- EXERCISE TASK
Copy out all of the data exactly as it appears.

*** DATA RECORDS ***

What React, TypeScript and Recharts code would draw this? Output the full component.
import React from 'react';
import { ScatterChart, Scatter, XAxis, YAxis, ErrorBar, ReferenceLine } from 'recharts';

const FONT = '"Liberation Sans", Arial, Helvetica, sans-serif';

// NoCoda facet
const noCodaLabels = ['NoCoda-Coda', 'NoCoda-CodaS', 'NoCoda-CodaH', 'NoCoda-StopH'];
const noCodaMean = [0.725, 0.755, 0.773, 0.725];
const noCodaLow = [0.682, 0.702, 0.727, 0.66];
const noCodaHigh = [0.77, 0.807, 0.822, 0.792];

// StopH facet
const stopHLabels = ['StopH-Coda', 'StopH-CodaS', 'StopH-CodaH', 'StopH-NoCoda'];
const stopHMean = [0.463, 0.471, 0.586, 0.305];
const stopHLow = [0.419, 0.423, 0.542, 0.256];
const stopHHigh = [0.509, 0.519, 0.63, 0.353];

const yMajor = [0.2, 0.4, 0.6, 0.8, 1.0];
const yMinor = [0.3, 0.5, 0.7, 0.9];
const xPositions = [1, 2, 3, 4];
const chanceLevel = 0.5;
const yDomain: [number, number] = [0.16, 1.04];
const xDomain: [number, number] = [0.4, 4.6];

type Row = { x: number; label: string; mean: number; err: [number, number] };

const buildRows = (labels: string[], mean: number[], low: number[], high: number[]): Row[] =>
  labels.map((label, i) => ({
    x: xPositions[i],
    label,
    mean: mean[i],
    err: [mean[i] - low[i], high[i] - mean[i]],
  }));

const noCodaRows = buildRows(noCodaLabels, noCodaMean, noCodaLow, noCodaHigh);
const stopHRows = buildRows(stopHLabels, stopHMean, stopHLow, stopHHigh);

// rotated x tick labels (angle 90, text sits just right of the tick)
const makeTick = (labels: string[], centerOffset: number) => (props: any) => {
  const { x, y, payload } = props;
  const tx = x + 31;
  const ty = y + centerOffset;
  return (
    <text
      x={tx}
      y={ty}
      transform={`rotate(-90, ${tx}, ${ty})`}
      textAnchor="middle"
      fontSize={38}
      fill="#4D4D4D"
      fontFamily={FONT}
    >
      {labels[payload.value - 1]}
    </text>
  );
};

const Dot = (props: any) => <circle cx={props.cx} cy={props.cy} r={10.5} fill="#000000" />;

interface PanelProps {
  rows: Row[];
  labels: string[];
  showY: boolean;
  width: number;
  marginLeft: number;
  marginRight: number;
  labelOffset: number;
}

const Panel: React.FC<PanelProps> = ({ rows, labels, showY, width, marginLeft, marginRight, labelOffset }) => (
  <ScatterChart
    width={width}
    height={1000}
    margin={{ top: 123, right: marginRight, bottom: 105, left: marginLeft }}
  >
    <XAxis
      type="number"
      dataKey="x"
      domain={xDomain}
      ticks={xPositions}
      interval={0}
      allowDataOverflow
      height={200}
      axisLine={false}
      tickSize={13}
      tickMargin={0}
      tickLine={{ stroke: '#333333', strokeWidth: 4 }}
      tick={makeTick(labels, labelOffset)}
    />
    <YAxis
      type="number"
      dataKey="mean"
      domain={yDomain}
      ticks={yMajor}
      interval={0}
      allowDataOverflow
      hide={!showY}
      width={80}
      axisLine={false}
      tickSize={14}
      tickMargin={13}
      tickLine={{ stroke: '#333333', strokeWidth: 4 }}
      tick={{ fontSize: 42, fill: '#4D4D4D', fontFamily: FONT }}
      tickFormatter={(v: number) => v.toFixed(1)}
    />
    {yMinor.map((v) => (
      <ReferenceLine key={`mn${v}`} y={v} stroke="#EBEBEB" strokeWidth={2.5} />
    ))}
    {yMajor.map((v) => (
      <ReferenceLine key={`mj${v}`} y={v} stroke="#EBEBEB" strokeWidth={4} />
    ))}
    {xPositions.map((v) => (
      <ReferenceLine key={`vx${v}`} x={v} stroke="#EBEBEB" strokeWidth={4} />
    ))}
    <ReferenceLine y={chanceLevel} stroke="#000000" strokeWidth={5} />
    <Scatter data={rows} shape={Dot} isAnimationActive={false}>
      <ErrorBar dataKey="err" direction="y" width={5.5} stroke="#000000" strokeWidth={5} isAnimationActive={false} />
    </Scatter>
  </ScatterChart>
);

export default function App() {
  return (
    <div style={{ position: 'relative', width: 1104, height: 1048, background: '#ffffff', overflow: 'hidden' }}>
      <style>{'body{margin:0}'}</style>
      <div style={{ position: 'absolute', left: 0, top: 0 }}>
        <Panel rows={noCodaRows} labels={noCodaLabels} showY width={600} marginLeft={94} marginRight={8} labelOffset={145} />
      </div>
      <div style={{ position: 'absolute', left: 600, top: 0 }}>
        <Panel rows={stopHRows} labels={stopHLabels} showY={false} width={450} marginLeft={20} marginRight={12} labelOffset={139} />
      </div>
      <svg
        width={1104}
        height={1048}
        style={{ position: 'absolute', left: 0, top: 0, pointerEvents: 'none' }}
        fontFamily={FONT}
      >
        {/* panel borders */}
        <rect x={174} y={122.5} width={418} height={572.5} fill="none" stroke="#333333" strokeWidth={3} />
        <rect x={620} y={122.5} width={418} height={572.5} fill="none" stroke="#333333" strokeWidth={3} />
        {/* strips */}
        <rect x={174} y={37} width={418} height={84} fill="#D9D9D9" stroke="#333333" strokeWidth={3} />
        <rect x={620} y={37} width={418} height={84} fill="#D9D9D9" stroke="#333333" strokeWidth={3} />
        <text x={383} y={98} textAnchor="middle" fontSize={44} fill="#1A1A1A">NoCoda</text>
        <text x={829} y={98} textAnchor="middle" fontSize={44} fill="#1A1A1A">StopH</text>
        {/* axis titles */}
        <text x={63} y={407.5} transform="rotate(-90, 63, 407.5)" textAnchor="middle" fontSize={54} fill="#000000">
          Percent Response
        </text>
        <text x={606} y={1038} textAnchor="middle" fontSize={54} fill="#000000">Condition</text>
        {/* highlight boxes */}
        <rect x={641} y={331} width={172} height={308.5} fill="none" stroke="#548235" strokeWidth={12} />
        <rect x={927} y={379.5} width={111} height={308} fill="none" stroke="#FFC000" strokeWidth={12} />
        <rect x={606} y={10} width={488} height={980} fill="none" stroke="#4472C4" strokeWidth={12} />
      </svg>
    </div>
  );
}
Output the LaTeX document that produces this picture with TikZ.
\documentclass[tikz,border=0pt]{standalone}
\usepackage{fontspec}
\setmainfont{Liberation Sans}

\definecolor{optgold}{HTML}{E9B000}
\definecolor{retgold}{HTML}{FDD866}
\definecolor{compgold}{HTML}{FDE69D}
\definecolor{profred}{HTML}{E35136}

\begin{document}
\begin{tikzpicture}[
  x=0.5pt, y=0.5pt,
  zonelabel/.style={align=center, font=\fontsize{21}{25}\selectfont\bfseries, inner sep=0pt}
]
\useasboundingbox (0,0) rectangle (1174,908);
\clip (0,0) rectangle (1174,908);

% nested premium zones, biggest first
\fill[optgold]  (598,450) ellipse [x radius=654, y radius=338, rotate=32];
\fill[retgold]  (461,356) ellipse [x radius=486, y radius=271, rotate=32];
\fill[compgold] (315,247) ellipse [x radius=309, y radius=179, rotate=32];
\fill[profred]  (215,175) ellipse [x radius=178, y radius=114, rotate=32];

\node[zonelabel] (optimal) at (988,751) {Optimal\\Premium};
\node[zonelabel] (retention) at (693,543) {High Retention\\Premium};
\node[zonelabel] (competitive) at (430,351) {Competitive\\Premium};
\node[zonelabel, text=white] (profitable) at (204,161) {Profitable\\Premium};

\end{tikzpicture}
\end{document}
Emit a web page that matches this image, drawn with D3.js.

***

- EXERCISE ANSWER
What React, TypeScript and Recharts code would draw this? Output the full component.
import React from 'react';
import { ScatterChart, Scatter, XAxis, YAxis, ErrorBar, ReferenceLine } from 'recharts';

const FONT = '"Liberation Sans", Arial, Helvetica, sans-serif';

// NoCoda facet
const noCodaLabels = ['NoCoda-Coda', 'NoCoda-CodaS', 'NoCoda-CodaH', 'NoCoda-StopH'];
const noCodaMean = [0.725, 0.755, 0.773, 0.725];
const noCodaLow = [0.682, 0.702, 0.727, 0.66];
const noCodaHigh = [0.77, 0.807, 0.822, 0.792];

// StopH facet
const stopHLabels = ['StopH-Coda', 'StopH-CodaS', 'StopH-CodaH', 'StopH-NoCoda'];
const stopHMean = [0.463, 0.471, 0.586, 0.305];
const stopHLow = [0.419, 0.423, 0.542, 0.256];
const stopHHigh = [0.509, 0.519, 0.63, 0.353];

const yMajor = [0.2, 0.4, 0.6, 0.8, 1.0];
const yMinor = [0.3, 0.5, 0.7, 0.9];
const xPositions = [1, 2, 3, 4];
const chanceLevel = 0.5;
const yDomain: [number, number] = [0.16, 1.04];
const xDomain: [number, number] = [0.4, 4.6];

type Row = { x: number; label: string; mean: number; err: [number, number] };

const buildRows = (labels: string[], mean: number[], low: number[], high: number[]): Row[] =>
  labels.map((label, i) => ({
    x: xPositions[i],
    label,
    mean: mean[i],
    err: [mean[i] - low[i], high[i] - mean[i]],
  }));

const noCodaRows = buildRows(noCodaLabels, noCodaMean, noCodaLow, noCodaHigh);
const stopHRows = buildRows(stopHLabels, stopHMean, stopHLow, stopHHigh);

// rotated x tick labels (angle 90, text sits just right of the tick)
const makeTick = (labels: string[], centerOffset: number) => (props: any) => {
  const { x, y, payload } = props;
  const tx = x + 31;
  const ty = y + centerOffset;
  return (
    <text
      x={tx}
      y={ty}
      transform={`rotate(-90, ${tx}, ${ty})`}
      textAnchor="middle"
      fontSize={38}
      fill="#4D4D4D"
      fontFamily={FONT}
    >
      {labels[payload.value - 1]}
    </text>
  );
};

const Dot = (props: any) => <circle cx={props.cx} cy={props.cy} r={10.5} fill="#000000" />;

interface PanelProps {
  rows: Row[];
  labels: string[];
  showY: boolean;
  width: number;
  marginLeft: number;
  marginRight: number;
  labelOffset: number;
}

const Panel: React.FC<PanelProps> = ({ rows, labels, showY, width, marginLeft, marginRight, labelOffset }) => (
  <ScatterChart
    width={width}
    height={1000}
    margin={{ top: 123, right: marginRight, bottom: 105, left: marginLeft }}
  >
    <XAxis
      type="number"
      dataKey="x"
      domain={xDomain}
      ticks={xPositions}
      interval={0}
      allowDataOverflow
      height={200}
      axisLine={false}
      tickSize={13}
      tickMargin={0}
      tickLine={{ stroke: '#333333', strokeWidth: 4 }}
      tick={makeTick(labels, labelOffset)}
    />
    <YAxis
      type="number"
      dataKey="mean"
      domain={yDomain}
      ticks={yMajor}
      interval={0}
      allowDataOverflow
      hide={!showY}
      width={80}
      axisLine={false}
      tickSize={14}
      tickMargin={13}
      tickLine={{ stroke: '#333333', strokeWidth: 4 }}
      tick={{ fontSize: 42, fill: '#4D4D4D', fontFamily: FONT }}
      tickFormatter={(v: number) => v.toFixed(1)}
    />
    {yMinor.map((v) => (
      <ReferenceLine key={`mn${v}`} y={v} stroke="#EBEBEB" strokeWidth={2.5} />
    ))}
    {yMajor.map((v) => (
      <ReferenceLine key={`mj${v}`} y={v} stroke="#EBEBEB" strokeWidth={4} />
    ))}
    {xPositions.map((v) => (
      <ReferenceLine key={`vx${v}`} x={v} stroke="#EBEBEB" strokeWidth={4} />
    ))}
    <ReferenceLine y={chanceLevel} stroke="#000000" strokeWidth={5} />
    <Scatter data={rows} shape={Dot} isAnimationActive={false}>
      <ErrorBar dataKey="err" direction="y" width={5.5} stroke="#000000" strokeWidth={5} isAnimationActive={false} />
    </Scatter>
  </ScatterChart>
);

export default function App() {
  return (
    <div style={{ position: 'relative', width: 1104, height: 1048, background: '#ffffff', overflow: 'hidden' }}>
      <style>{'body{margin:0}'}</style>
      <div style={{ position: 'absolute', left: 0, top: 0 }}>
        <Panel rows={noCodaRows} labels={noCodaLabels} showY width={600} marginLeft={94} marginRight={8} labelOffset={145} />
      </div>
      <div style={{ position: 'absolute', left: 600, top: 0 }}>
        <Panel rows={stopHRows} labels={stopHLabels} showY={false} width={450} marginLeft={20} marginRight={12} labelOffset={139} />
      </div>
      <svg
        width={1104}
        height={1048}
        style={{ position: 'absolute', left: 0, top: 0, pointerEvents: 'none' }}
        fontFamily={FONT}
      >
        {/* panel borders */}
        <rect x={174} y={122.5} width={418} height={572.5} fill="none" stroke="#333333" strokeWidth={3} />
        <rect x={620} y={122.5} width={418} height={572.5} fill="none" stroke="#333333" strokeWidth={3} />
        {/* strips */}
        <rect x={174} y={37} width={418} height={84} fill="#D9D9D9" stroke="#333333" strokeWidth={3} />
        <rect x={620} y={37} width={418} height={84} fill="#D9D9D9" stroke="#333333" strokeWidth={3} />
        <text x={383} y={98} textAnchor="middle" fontSize={44} fill="#1A1A1A">NoCoda</text>
        <text x={829} y={98} textAnchor="middle" fontSize={44} fill="#1A1A1A">StopH</text>
        {/* axis titles */}
        <text x={63} y={407.5} transform="rotate(-90, 63, 407.5)" textAnchor="middle" fontSize={54} fill="#000000">
          Percent Response
        </text>
        <text x={606} y={1038} textAnchor="middle" fontSize={54} fill="#000000">Condition</text>
        {/* highlight boxes */}
        <rect x={641} y={331} width={172} height={308.5} fill="none" stroke="#548235" strokeWidth={12} />
        <rect x={927} y={379.5} width={111} height={308} fill="none" stroke="#FFC000" strokeWidth={12} />
        <rect x={606} y={10} width={488} height={980} fill="none" stroke="#4472C4" strokeWidth={12} />
      </svg>
    </div>
  );
}
Output the LaTeX document that produces this picture with TikZ.
\documentclass[tikz,border=0pt]{standalone}
\usepackage{fontspec}
\setmainfont{Liberation Sans}

\definecolor{optgold}{HTML}{E9B000}
\definecolor{retgold}{HTML}{FDD866}
\definecolor{compgold}{HTML}{FDE69D}
\definecolor{profred}{HTML}{E35136}

\begin{document}
\begin{tikzpicture}[
  x=0.5pt, y=0.5pt,
  zonelabel/.style={align=center, font=\fontsize{21}{25}\selectfont\bfseries, inner sep=0pt}
]
\useasboundingbox (0,0) rectangle (1174,908);
\clip (0,0) rectangle (1174,908);

% nested premium zones, biggest first
\fill[optgold]  (598,450) ellipse [x radius=654, y radius=338, rotate=32];
\fill[retgold]  (461,356) ellipse [x radius=486, y radius=271, rotate=32];
\fill[compgold] (315,247) ellipse [x radius=309, y radius=179, rotate=32];
\fill[profred]  (215,175) ellipse [x radius=178, y radius=114, rotate=32];

\node[zonelabel] (optimal) at (988,751) {Optimal\\Premium};
\node[zonelabel] (retention) at (693,543) {High Retention\\Premium};
\node[zonelabel] (competitive) at (430,351) {Competitive\\Premium};
\node[zonelabel, text=white] (profitable) at (204,161) {Profitable\\Premium};

\end{tikzpicture}
\end{document}
Emit a web page that matches this image, drawn with D3.js.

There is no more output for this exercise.